As I mentioned previously, it’s really the characterization and intensity of the Fuse that make it such a brilliant story. While space cops investigating murders and underground racing rings does sound interesting, I don’t think the plotlines in the series are particularly ground breaking. What makes the story so good is that Klem and Dietrich aren’t just cardboard cutouts of their particular roles. Sure, Klem is gruff and takes no shit from anybody, especially not her newbie partner, but she’s more than that. She’s a mother whose son is entangled in things she doesn’t approve of, a woman whose stubbornness and temper lead her into all kinds of trouble, and a cop so old that everyone jokes about death being her retirement. She’s fascinatingly faceted and Dietrich has his own dark secrets. The combination of the two makes for some compelling interactions that bring new life to a relatively tired genre. And the characterization isn’t just limited to the main characters. There’s depth to the side characters and those weaving in and out of the crimes that I honestly am not used to seeing outside of a Brubaker story. The artwork is also brilliant. It relies on an impressionistic style that is stays largely with a neutral palette which allows the depth of the characters to really come through and for the violence to seem like an aberration rather than just a gory mess. The combination of the two creators is one that should not be missed. Also, the humor is pretty damn spot on and exactly as grim as you’d expect.

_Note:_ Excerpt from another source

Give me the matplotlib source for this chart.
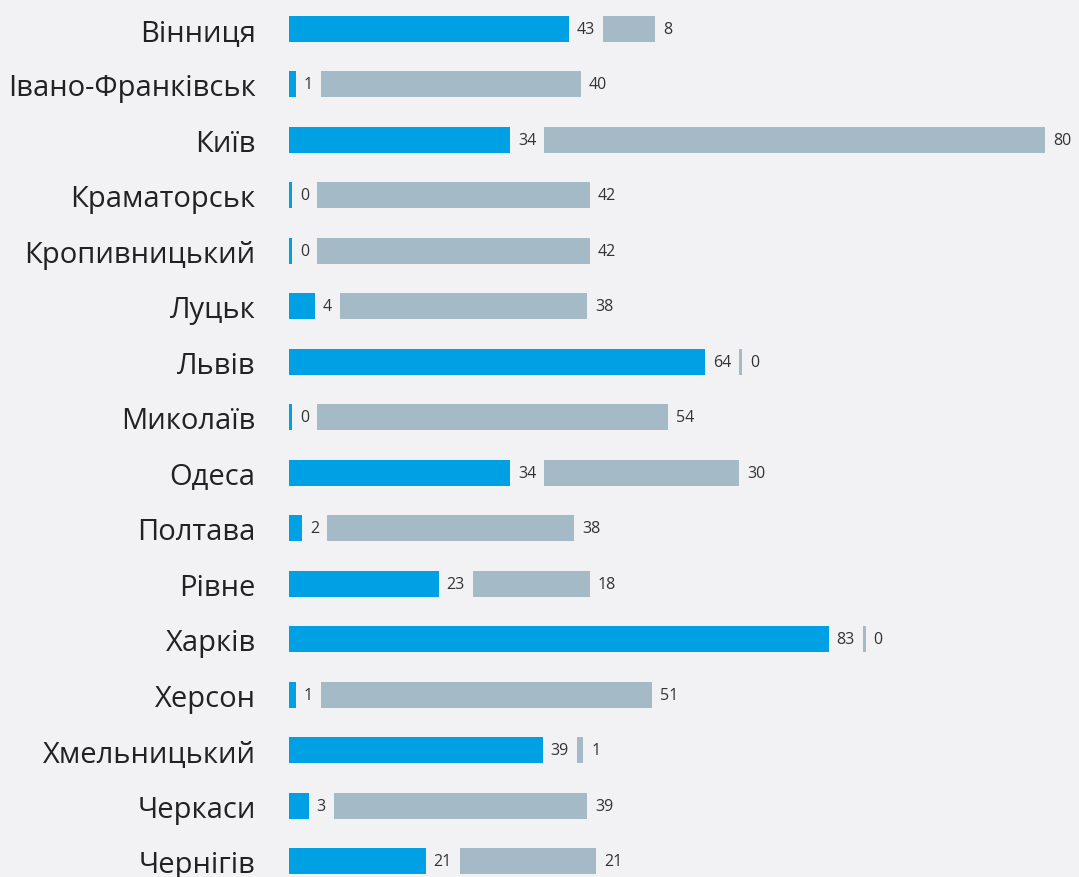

If you enjoy science fiction at all, I can’t help but want to shove The Fuse in your face. It’s a brilliantly written and brilliantly illustrated story which takes familiar elements and makes them fascinating. It’s full of fun, dark little secrets and all the corruption and crime you could want out of a space procedural. Image Comics has made a reputation of having series which take some risks and push boundaries and I am very pleased to say that The Fuse, while not ground breaking, is one of the better crime stories that I’ve read in a long time. Go check it out!